What this calculator does
This tool estimates the range in which a "true value" is likely to lie, given a sample mean (\(\mu\)) and a standard deviation (\(\sigma\)). It assumes the quantity follows a normal distribution and reports the symmetric two-sided interval \(\mu \pm z\cdot\sigma\), where z is the standard-normal critical value for the confidence level you choose. Mean and standard deviation are plain numbers, and the interval is returned in whatever units you supplied.
How to use it
Enter your mean, your standard deviation (must be 0 or greater), and a confidence level as a percent where \(50 < \text{confidence} < 100\) (commonly 95).
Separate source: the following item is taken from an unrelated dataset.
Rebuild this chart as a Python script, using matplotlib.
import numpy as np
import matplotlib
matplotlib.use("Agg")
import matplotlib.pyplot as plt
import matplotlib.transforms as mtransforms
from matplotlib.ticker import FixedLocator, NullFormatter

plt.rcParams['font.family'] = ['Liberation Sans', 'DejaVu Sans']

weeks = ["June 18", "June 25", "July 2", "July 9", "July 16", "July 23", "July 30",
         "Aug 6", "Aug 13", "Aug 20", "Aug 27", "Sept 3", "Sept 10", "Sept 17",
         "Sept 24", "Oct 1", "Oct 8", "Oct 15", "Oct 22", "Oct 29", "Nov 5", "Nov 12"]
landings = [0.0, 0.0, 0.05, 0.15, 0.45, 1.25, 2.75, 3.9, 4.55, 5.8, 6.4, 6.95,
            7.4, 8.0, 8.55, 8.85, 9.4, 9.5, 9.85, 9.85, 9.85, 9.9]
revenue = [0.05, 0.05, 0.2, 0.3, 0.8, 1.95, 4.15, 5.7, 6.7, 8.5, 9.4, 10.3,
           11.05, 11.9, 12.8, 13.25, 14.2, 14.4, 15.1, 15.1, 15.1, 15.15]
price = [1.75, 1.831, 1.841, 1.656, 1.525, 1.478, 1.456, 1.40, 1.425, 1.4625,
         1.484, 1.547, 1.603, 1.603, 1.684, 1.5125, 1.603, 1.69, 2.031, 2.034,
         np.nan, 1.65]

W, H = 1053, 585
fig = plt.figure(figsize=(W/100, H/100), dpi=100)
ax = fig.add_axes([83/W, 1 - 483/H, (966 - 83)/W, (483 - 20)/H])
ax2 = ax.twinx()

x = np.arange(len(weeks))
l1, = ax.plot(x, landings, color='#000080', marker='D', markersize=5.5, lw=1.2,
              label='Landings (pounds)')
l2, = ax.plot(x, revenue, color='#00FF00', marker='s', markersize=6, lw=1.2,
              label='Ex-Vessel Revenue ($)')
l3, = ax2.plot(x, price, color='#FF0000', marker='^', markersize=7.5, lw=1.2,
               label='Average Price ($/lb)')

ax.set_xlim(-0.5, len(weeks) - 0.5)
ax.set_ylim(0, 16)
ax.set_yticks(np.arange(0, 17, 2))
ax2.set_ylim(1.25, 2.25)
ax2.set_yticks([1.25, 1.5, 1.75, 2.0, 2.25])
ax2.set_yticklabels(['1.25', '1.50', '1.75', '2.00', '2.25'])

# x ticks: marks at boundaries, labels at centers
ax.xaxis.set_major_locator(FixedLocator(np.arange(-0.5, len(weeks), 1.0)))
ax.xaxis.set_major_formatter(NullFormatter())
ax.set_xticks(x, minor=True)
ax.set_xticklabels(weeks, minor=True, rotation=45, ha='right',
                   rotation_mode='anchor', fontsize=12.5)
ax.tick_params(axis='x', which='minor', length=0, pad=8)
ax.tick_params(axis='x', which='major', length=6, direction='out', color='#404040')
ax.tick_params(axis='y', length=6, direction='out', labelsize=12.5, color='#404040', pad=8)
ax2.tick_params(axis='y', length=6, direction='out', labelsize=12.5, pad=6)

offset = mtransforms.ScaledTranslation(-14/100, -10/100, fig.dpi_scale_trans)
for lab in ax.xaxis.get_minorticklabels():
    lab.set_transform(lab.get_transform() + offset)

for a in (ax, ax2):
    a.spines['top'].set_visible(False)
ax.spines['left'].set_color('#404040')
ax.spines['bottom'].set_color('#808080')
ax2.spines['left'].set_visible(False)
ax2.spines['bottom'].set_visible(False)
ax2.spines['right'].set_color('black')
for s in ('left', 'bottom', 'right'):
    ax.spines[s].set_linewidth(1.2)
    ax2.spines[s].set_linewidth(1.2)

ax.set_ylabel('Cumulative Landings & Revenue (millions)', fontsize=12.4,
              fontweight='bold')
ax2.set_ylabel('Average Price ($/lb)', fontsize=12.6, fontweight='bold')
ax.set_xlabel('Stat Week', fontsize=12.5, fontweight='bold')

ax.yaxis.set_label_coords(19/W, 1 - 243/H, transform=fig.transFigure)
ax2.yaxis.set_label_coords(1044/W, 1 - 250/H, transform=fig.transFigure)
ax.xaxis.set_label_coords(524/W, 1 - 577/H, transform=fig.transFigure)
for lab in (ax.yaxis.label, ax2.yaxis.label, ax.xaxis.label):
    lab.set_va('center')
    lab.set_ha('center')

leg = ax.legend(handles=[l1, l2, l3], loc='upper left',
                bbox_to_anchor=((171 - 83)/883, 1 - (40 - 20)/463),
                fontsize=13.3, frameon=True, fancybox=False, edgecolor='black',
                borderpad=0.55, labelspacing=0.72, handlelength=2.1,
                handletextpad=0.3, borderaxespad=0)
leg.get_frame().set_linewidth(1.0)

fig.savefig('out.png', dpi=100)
The calculator converts the percent to a probability p, finds the critical value \(z = \Phi^{-1}\!\left(\frac{1+p}{2}\right)\), and returns the lower and upper bounds. At 100% the interval would be infinite, so the confidence must stay below 100.
The formula explained
For probability \(p = \text{confidence}/100\), the two-sided z value is the standard normal quantile at \((1+p)/2\). For 95% this is \(\Phi^{-1}(0.975) \approx 1.95996\), so the interval is \(\mu \pm 1.96\sigma\). Useful landmarks: 68.26% coverage equals \(\mu \pm 1\sigma\), 95.45% equals \(\mu \pm 2\sigma\), and 99.73% equals \(\mu \pm 3\sigma\). The inverse normal CDF is computed with a rational (Acklam) approximation plus a Halley refinement step, so no lookup table is needed.
$$\text{CI} = \text{Mean }\mu \pm z \cdot \text{SD }\sigma \\[1.5em] \text{where}\quad z = \Phi^{-1}\!\left(\frac{1 + \frac{\text{Confidence }\%}{100}}{2}\right)$$
Worked example
With mean = 100, sd = 5 and confidence = 99%: \(p = 0.99\), \(z = \Phi^{-1}(0.995) \approx 2.57583\).
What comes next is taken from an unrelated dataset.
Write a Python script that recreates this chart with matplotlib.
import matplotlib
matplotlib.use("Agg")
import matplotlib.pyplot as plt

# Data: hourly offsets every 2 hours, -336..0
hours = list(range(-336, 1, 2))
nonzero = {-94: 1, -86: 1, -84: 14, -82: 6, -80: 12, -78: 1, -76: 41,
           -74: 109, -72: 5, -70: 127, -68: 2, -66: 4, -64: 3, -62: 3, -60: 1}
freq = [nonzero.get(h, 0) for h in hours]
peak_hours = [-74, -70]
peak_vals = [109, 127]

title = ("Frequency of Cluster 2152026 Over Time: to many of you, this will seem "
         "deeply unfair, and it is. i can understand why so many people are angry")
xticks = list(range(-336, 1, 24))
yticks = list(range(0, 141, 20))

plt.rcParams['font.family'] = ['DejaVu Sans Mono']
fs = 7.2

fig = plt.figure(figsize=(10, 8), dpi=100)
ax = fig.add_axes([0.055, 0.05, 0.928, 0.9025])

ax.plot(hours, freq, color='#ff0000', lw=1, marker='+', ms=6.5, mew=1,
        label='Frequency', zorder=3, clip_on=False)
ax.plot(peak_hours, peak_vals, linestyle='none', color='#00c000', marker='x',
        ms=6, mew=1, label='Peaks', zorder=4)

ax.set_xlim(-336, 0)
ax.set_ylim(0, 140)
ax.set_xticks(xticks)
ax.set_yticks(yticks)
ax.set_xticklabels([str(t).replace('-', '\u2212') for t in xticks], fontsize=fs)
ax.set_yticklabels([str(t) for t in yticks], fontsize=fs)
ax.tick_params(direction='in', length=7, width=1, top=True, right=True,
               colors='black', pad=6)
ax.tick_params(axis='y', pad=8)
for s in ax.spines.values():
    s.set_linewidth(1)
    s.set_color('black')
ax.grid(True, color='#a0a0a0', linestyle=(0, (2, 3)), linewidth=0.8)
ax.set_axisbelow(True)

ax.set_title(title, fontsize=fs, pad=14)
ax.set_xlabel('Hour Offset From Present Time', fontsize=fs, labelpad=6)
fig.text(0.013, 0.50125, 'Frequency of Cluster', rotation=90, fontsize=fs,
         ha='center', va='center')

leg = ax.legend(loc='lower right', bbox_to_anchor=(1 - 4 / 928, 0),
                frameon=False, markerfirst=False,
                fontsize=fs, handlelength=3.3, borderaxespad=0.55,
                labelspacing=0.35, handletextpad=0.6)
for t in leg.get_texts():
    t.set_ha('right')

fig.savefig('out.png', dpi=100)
$$\text{Lower bound} = 100 - 2.57583\cdot 5 = 87.121$$$$\text{upper bound} = 100 + 12.879 = 112.879$$The result reads "between 87.12 and 112.88".
FAQ
Why does it use 1.96 for 95%, not 1.645? A symmetric two-sided interval splits the remaining 5% into two tails of 2.5% each, giving \(\Phi^{-1}(0.975) \approx 1.96\). The value 1.645 is the one-sided 95% quantile and is not correct for a two-sided range.
Should I use the t-distribution instead? When \(\sigma\) is estimated from a small sample, a t-distribution with sample size n (interval \(\text{mean} \pm t\cdot s/\sqrt{n}\)) is more appropriate. This tool deliberately treats \(\sigma\) as a known population value and uses the normal z, so it does not require n.
What if sd = 0? The interval collapses to a single point \([\text{mean}, \text{mean}]\).